Van Cleef & Arpels Zip necklace-bracelet tops Phillips Geneva sale
A coral-and-chrysoprase Van Cleef & Arpels Zip necklace-bracelet fetched CHF619,600, a sharp signal that signed jewels with provenance still draw serious money.

A coral, chrysoprase, diamond and gold Van Cleef & Arpels Zip necklace-bracelet led Phillips’ Geneva Jewels Auction: VI, selling as lot 399 for CHF619,600, about $793,346, and sailing past its CHF480,000 high estimate. The result was the clearest sign in the room that collectors still pay up for signed vintage jewelry when rarity, craftsmanship and a clean provenance story line up.
The 99-lot sale, held Monday, May 11, 2026, at the Hôtel Président Wilson in Geneva, brought in about CHF5.5 million, or $7 million. Phillips said 86% of lots sold and 85% sold by value, a healthy finish for a sale that it positioned as part of its 230th anniversary year. The house also used Geneva to launch a new Collections & Provenance section, a smart move in a market where documented ownership and period significance are increasingly part of the price conversation.

The Zip is built for that kind of demand. Van Cleef & Arpels says the first Zip necklace came out of its workshops in 1950 after more than 10 years of research and development, turning the zipper itself into jewelry. When fully zipped, the design converts from necklace to bracelet, which is exactly the sort of transformable construction that today’s buyers seem willing to reward. Sotheby’s has tied the design back to a 1938 commission from the Duchess of Windsor to Renée Puissant and noted that only a limited number were made in the 1950s, with fewer than 10 appearing at auction in recent years.
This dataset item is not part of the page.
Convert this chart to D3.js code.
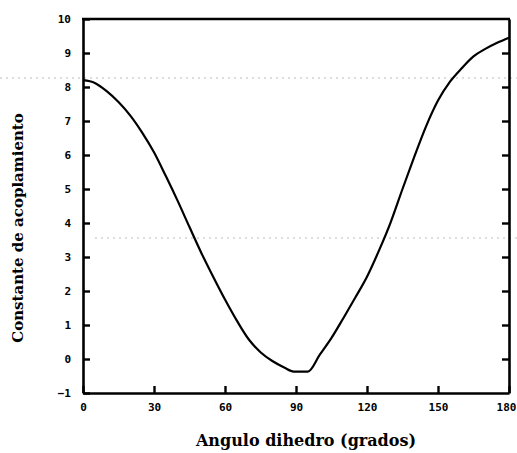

Scarcity is not a marketing slogan here. It is the market.
The winning piece itself had the drama to match the price. Rapaport described a tassel of coral and chrysoprase beads capped with carved chrysoprase and carré-cut diamonds, while the zipper section was set with carved chrysoprase, coral cabochons and square- and brilliant-cut diamond motifs alternating with pear-shaped diamond and coral-bead accents. It was not just a necklace-bracelet hybrid. It was a compact demonstration of Van Cleef & Arpels’ signature engineering and stone-cutting restraint, with color and movement working against the hard geometry of the zipper form.
The second-highest result reinforced the same signal. A Chaumet ruby and diamond necklace from around 1902 sold for CHF451,500, showing that the bidding was not limited to one headline lot. What sold in Geneva was not only beauty, but proof: signed names, documented history and designs that can still function as both wearable objects and hard assets.